Copyright 2019 Christian Herta

Permission is hereby granted, free of charge, to any person obtaining a copy of this software and associated documentation files (the "Software"), to deal in the Software without restriction, including without limitation the rights to use, copy, modify, merge, publish, distribute, sublicense, and/or sell copies of the Software, and to permit persons to whom the Software is furnished to do so, subject to the following conditions:

The above copyright notice and this permission notice shall be included in all copies or substantial portions of the Software.

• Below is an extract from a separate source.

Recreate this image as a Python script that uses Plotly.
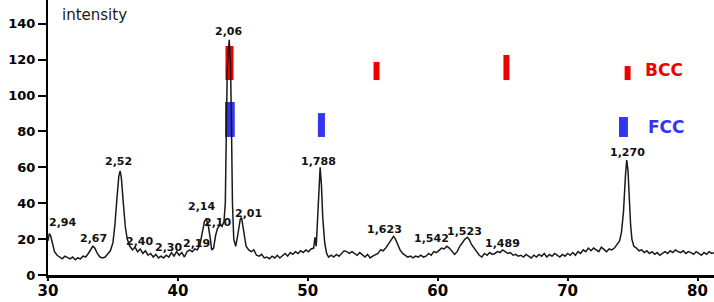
import plotly.graph_objects as go

# ---- diffraction curve ----
angle_deg = [30.0, 30.1, 30.2, 30.35, 30.5, 30.7, 30.9, 31.1, 31.3, 31.5, 31.7, 31.9, 32.1, 32.3, 32.5, 32.7, 32.9,
             33.1, 33.3, 33.45, 33.6, 33.8, 34.0, 34.2, 34.4, 34.6, 34.8, 35.0, 35.15, 35.3, 35.45, 35.55, 35.65,
             35.8, 35.95, 36.1, 36.3, 36.5, 36.7, 36.9, 37.1, 37.3, 37.5, 37.7, 37.9, 38.1, 38.3, 38.5, 38.7, 38.9,
             39.1, 39.3, 39.5, 39.7, 39.9, 40.1, 40.3, 40.5, 40.7, 40.9, 41.1, 41.3, 41.5, 41.7, 41.9, 42.05, 42.2,
             42.35, 42.5, 42.6, 42.75, 42.9, 43.05, 43.25, 43.4, 43.55, 43.65, 43.72, 43.8, 43.95, 44.05, 44.12,
             44.2, 44.3, 44.45, 44.6, 44.8, 44.9, 45.05, 45.25, 45.45, 45.65, 45.85, 46.05, 46.25, 46.45, 46.65,
             46.85, 47.05, 47.25, 47.45, 47.65, 47.85, 48.05, 48.25, 48.45, 48.65, 48.85, 49.05, 49.25, 49.45,
             49.65, 49.85, 50.05, 50.25, 50.45, 50.55, 50.65, 50.75, 50.85, 50.95, 51.05, 51.15, 51.3, 51.45, 51.6,
             51.8, 52.0, 52.2, 52.4, 52.6, 52.8, 53.0, 53.2, 53.4, 53.6, 53.8, 54.0, 54.2, 54.4, 54.6, 54.8, 55.0,
             55.2, 55.4, 55.6, 55.8, 56.0, 56.2, 56.4, 56.6, 56.75, 56.9, 57.1, 57.3, 57.5, 57.7, 57.9, 58.1, 58.3,
             58.5, 58.7, 58.9, 59.1, 59.3, 59.5, 59.7, 59.9, 60.1, 60.3, 60.5, 60.7, 60.9, 61.1, 61.3, 61.5, 61.7,
             61.9, 62.1, 62.3, 62.45, 62.6, 62.8, 63.0, 63.2, 63.4, 63.6, 63.8, 64.0, 64.2, 64.4, 64.6, 64.8, 65.0,
             65.2, 65.4, 65.6, 65.8, 66.0, 66.2, 66.4, 66.6, 66.8, 67.0, 67.2, 67.4, 67.6, 67.8, 68.0, 68.2, 68.4,
             68.6, 68.8, 69.0, 69.2, 69.4, 69.6, 69.8, 70.0, 70.2, 70.4, 70.6, 70.8, 71.0, 71.2, 71.4, 71.6, 71.8,
             72.0, 72.2, 72.4, 72.6, 72.8, 73.0, 73.2, 73.4, 73.6, 73.8, 74.0, 74.15, 74.3, 74.45, 74.55, 74.65,
             74.75, 74.85, 74.95, 75.1, 75.3, 75.5, 75.7, 75.9, 76.1, 76.3, 76.5, 76.7, 76.9, 77.1, 77.3, 77.5,
             77.7, 77.9, 78.1, 78.3, 78.5, 78.7, 78.9, 79.1, 79.3, 79.5, 79.7, 79.9, 80.1, 80.3, 80.5, 80.7, 80.9,
             81.1, 81.3]
intensity = [19, 23, 22, 17, 13, 11, 10, 9, 10.5, 9.5, 9, 10, 8.5, 9.5, 9, 10.5, 10,
             12, 14, 16, 15, 12, 10, 9.5, 10, 12, 13.5, 18, 28, 42, 55, 58, 54,
             40, 27, 20, 16, 14, 15.5, 13, 14.5, 12, 13.5, 11, 12, 10, 11.5, 9.5, 10.5, 9.5,
             11, 10, 12.5, 10.5, 13, 11, 12.5, 10, 13, 14, 13, 14.5, 14, 17, 25, 30, 31,
             27, 20, 14, 15, 22, 26, 28, 27, 30, 40, 85, 115, 131, 118, 85,
             40, 20, 16, 22, 31, 32, 24, 16, 14, 13, 14, 11, 10.5, 11.5, 9.5,
             10, 9, 10.5, 9.5, 11, 9.5, 10.5, 12, 10.5, 12.5, 11.5, 13, 12, 13.5,
             12.5, 14, 13, 14.5, 15, 21, 16, 30, 52, 60, 50, 32, 18, 12, 10,
             11, 10, 11.5, 10.5, 12, 13.5, 13, 12, 13, 12, 11, 12.5, 11, 10, 11.5, 9.5, 10.5,
             11.5, 12, 14, 13.5, 15, 17, 19, 21.5, 20, 17, 14, 12, 11, 10, 10.5, 9.5, 10.5,
             10, 11, 10, 10.5, 12, 11, 13, 12.5, 14, 15, 14.5, 16, 15, 13, 11.5, 13, 16,
             18, 20, 21, 19.5, 17, 15, 13.5, 11, 10, 12, 11, 12.5, 11.5, 12, 13, 12.5, 14,
             13, 12, 12.5, 11, 11.5, 10.5, 11, 10, 11.5, 10.5, 9.5, 11, 10, 11.5, 10.5, 12, 10,
             11.5, 10.5, 12, 11, 10, 11.5, 10.5, 12, 11, 12.5, 11, 13, 12, 14, 13, 15, 13.5,
             15, 14, 13, 15.5, 14, 13, 14.5, 14, 15, 17, 19, 24, 35, 55, 64, 58,
             42, 28, 20, 16, 15, 13.5, 14, 12.5, 13.5, 12, 13, 11.5, 12.5, 11, 12, 13,
             12, 13.5, 12.5, 14, 13, 12.5, 13.5, 12, 13, 12.5, 11.5, 13, 12, 11, 12.5, 11.5, 13,
             12, 12.5]

# ---- peak d-spacing labels ----
peak_labels = ["2,94", "2,67", "2,52", "2,40", "2,30", "2,19", "2,14", "2,10", "2,06", "2,01",
               "1,788", "1,623", "1,542", "1,523", "1,489", "1,270"]
peak_label_angle = [31.12, 33.50, 35.43, 37.04, 39.28, 41.43, 41.82, 43.05, 43.90, 45.43,
                    50.82, 55.90, 59.52, 62.06, 64.99, 74.61]
peak_label_level = [29.0, 20.1, 63.0, 18.9, 15.6, 17.3, 37.9, 29.5, 135.4, 34.5,
                    63.0, 25.6, 20.1, 24.5, 17.8, 68.0]

# ---- reference line markers ----
bcc_angle = [43.97, 55.29, 65.29, 74.62]
bcc_low = [108.6, 108.6, 108.6, 108.6]
bcc_high = [127.6, 118.7, 122.6, 116.4]
fcc_angle = [44.0, 51.05, 74.30]
fcc_low = [76.9, 76.9, 76.9]
fcc_high = [96.4, 90.2, 88.0]

x_ticks = [30, 40, 50, 60, 70, 80]
y_ticks = [0, 20, 40, 60, 80, 100, 120, 140]

RED = "#f00000"
BLUE = "#3535f0"
FONT = "DejaVu Sans"

fig = go.Figure()
fig.add_trace(go.Scatter(x=angle_deg, y=intensity, mode="lines",
                         line=dict(color="#1a1a1a", width=1.5), hoverinfo="skip"))
fig.add_trace(go.Bar(x=bcc_angle, y=[h - l for h, l in zip(bcc_high, bcc_low)], base=bcc_low,
                     width=[0.62, 0.46, 0.46, 0.46], marker=dict(color=RED, line=dict(width=0))))
fig.add_trace(go.Bar(x=fcc_angle, y=[h - l for h, l in zip(fcc_high, fcc_low)], base=fcc_low,
                     width=[0.75, 0.54, 0.69], marker=dict(color=BLUE, line=dict(width=0))))

for t, a, v in zip(peak_labels, peak_label_angle, peak_label_level):
    fig.add_annotation(x=a, y=v, text=t, showarrow=False,
                       font=dict(family=FONT, size=11, color="#111111", weight="bold"))

fig.add_annotation(x=33.58, y=144.8, text="intensity", showarrow=False,
                   font=dict(family=FONT, size=15, color="#1a1a1a"))
fig.add_annotation(x=77.45, y=114.2, text="BCC", showarrow=False,
                   font=dict(family=FONT, size=17, color=RED, weight="bold"))
fig.add_annotation(x=77.6, y=82.4, text="FCC", showarrow=False,
                   font=dict(family=FONT, size=17, color=BLUE, weight="bold"))
fig.add_annotation(x=74.5, y=-8.9, text="angle 2θ", showarrow=False,
                   font=dict(family=FONT, size=13, color="#1a1a1a"))

fig.update_layout(
    width=714, height=302,
    margin=dict(l=48, r=0, t=0, b=27),
    plot_bgcolor="white", paper_bgcolor="white",
    showlegend=False, barmode="overlay",
    xaxis=dict(range=[30, 81.27], tickvals=x_ticks, ticks="outside", ticklen=3, tickwidth=1.5,
               tickcolor="black", showline=True, linewidth=3, linecolor="black",
               showgrid=False, zeroline=False, automargin=False, ticklabelstandoff=-3,
               tickfont=dict(family=FONT, size=15, color="black", weight="bold")),
    yaxis=dict(range=[0, 153.2], tickvals=y_ticks, ticks="outside", ticklen=8, tickwidth=1.5,
               tickcolor="black", showline=True, linewidth=2, linecolor="black",
               showgrid=False, zeroline=False, automargin=False,
               tickfont=dict(family=FONT, size=13, color="black", weight="bold")),
)

fig.write_html("out.html", config={"displayModeBar": False},
               post_script="document.body.style.margin='0';document.body.style.overflow='hidden';")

THE SOFTWARE IS PROVIDED "AS IS", WITHOUT WARRANTY OF ANY KIND, EXPRESS OR IMPLIED, INCLUDING BUT NOT LIMITED TO THE WARRANTIES OF MERCHANTABILITY, FITNESS FOR A PARTICULAR PURPOSE AND NONINFRINGEMENT. IN NO EVENT SHALL THE AUTHORS OR COPYRIGHT HOLDERS BE LIABLE FOR ANY CLAIM, DAMAGES OR OTHER LIABILITY, WHETHER IN AN ACTION OF CONTRACT, TORT OR OTHERWISE, ARISING FROM, OUT OF OR IN CONNECTION WITH THE SOFTWARE OR THE USE OR OTHER DEALINGS IN THE SOFTWARE.